Each scenario tests exactly one thing. Multiple When-Then pairs = multiple scenarios.

Open features with context explaining what this capability enables, why it matters, and what breaks if it doesn’t work:

illustrative
Feature: Player fund reservation
Players must reserve funds when joining a table. This ensures:
- Players can cover their buy-in before sitting down
- Funds are locked and cannot be double-spent across tables
Without fund reservation, players could join multiple tables with
the same bankroll, creating settlement disputes.

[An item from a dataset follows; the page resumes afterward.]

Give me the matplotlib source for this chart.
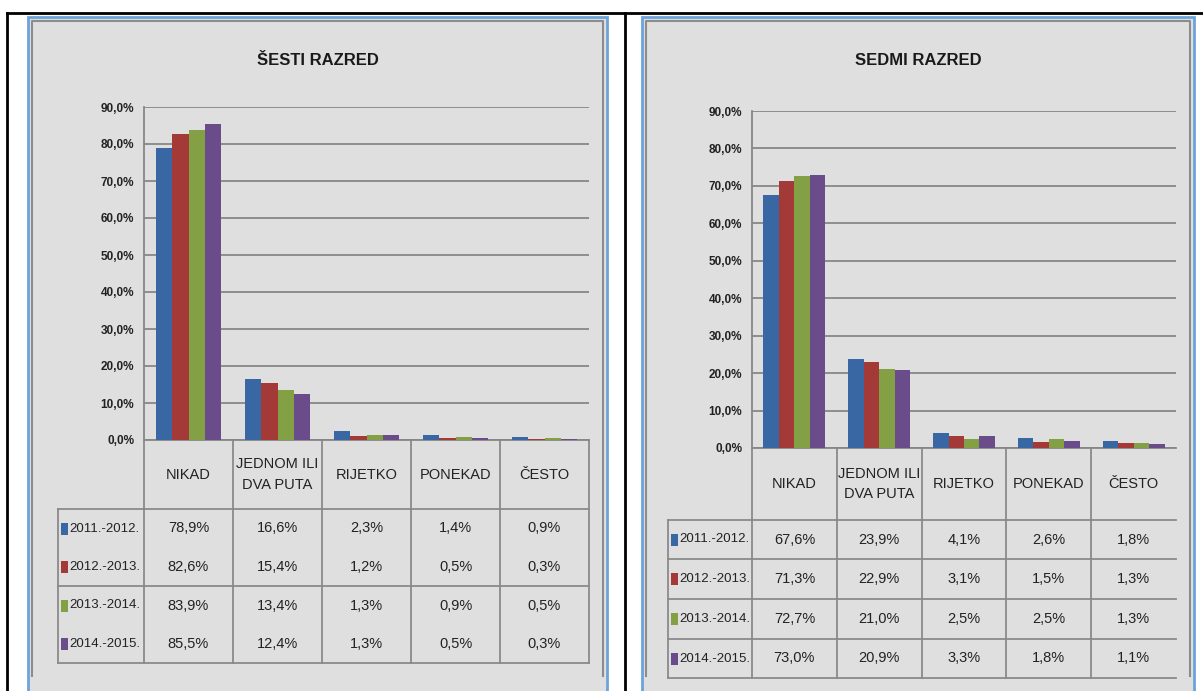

Don’t just test happy paths. Business rules live in constraints:

illustrative
Scenario: Cannot reserve more than available balance
Given Alice has $500 available
When Alice tries to reserve $600
Then the request fails with "insufficient funds"
And Alice's available balance remains $500

Show saga/PM translations explicitly without exposing implementation:

illustrative
Scenario: Order completion triggers fulfillment
Given an order with items:
| sku | quantity |
| WIDGET | 3 |
When the order is completed
Then a fulfillment request is created with:
| sku | quantity |
| WIDGET | 3 |

The same Gherkin scenarios validate all language implementations. angzarr-project/features/acceptance/ is the canonical source; each example repo pulls it in via the project submodule.

canonical feature layout
angzarr-project/features/acceptance/
├── poker_game.feature # End-to-end poker flow
└── sync_modes.feature # Commit vs cascade semantics

Each of the six language repos (Python, Rust, Go, Java, C#, C++) implements 169 step definitions against the same features — same behavior, same assertions, different runtimes.

illustrative
# Python uses behave
cd examples/python
behave features/
# Run specific tags
behave features/ --tags=@player

Acceptance tests support two backends through a CommandClient gRPC abstraction — the same step definitions drive either mode without change:

ModeDescriptionInfrastructureUse Case
In-process (default)In-process RuntimeBuilderChannel bus + SQLiteFast local development
DirectRemote gRPC against deployed cluster (chart 0.5.1)NATS + PostgresK8s validation, CI

In-process mode uses test infrastructure, not production tooling:

  • Channel bus (in-memory) instead of NATS JetStream
  • SQLite (in-memory) instead of Postgres
  • Single process, no containers required

This trades production fidelity for speed. CI runs Direct mode against Kind with port-forwards on 1310/1311/1312 (player/table/hand).

illustrative
# In-process (default) — channel bus + SQLite
just test-unit
# Direct mode — real infrastructure via gRPC against Kind
just test-acceptance

test-unit drives step definitions against RuntimeBuilder in-process; test-acceptance drives the same steps through CommandClient gRPC calls to deployed aggregates. All six language repos are green against chart 0.5.1.


illustrative
# Unit tests
just test
# Integration tests
just integration
# Acceptance tests
just acceptance
# Contract tests (all backends)
just test-interfaces-all
illustrative
# Unit tests
cargo test --lib
# Contract tests (testcontainers for real backends)
STORAGE_BACKEND=sqlite cargo test --test interface_tests --features sqlite
STORAGE_BACKEND=postgres cargo test --test interface_tests --features postgres
# Acceptance tests
cargo test --package e2e --test acceptance

Anti-PatternProblemFix
UI steps in Gherkin”click”, “fill in”, “navigate”Use business intent
Technical assertions”database has row”, “event published”Use business outcomes
Conditional logic”if valid then X else Y”Separate scenarios
Vague outcomes”works correctly”Be specific
Hardcoded test dataMagic numbers everywhereUse meaningful descriptions
Skipping TDDTests written after codeWrite test first, watch it fail
Testing mocksMock everythingTest real implementations

A task is complete when:

  1. Implementation code exists
  2. Tests exist and exercise the implementation
  3. Tests actually run (not just specifications)
  4. Tests pass (cargo test, pytest, etc.)
  5. For Gherkin: step definitions implemented and runner passes

“Tests pass” means running the actual test command, not just writing test files.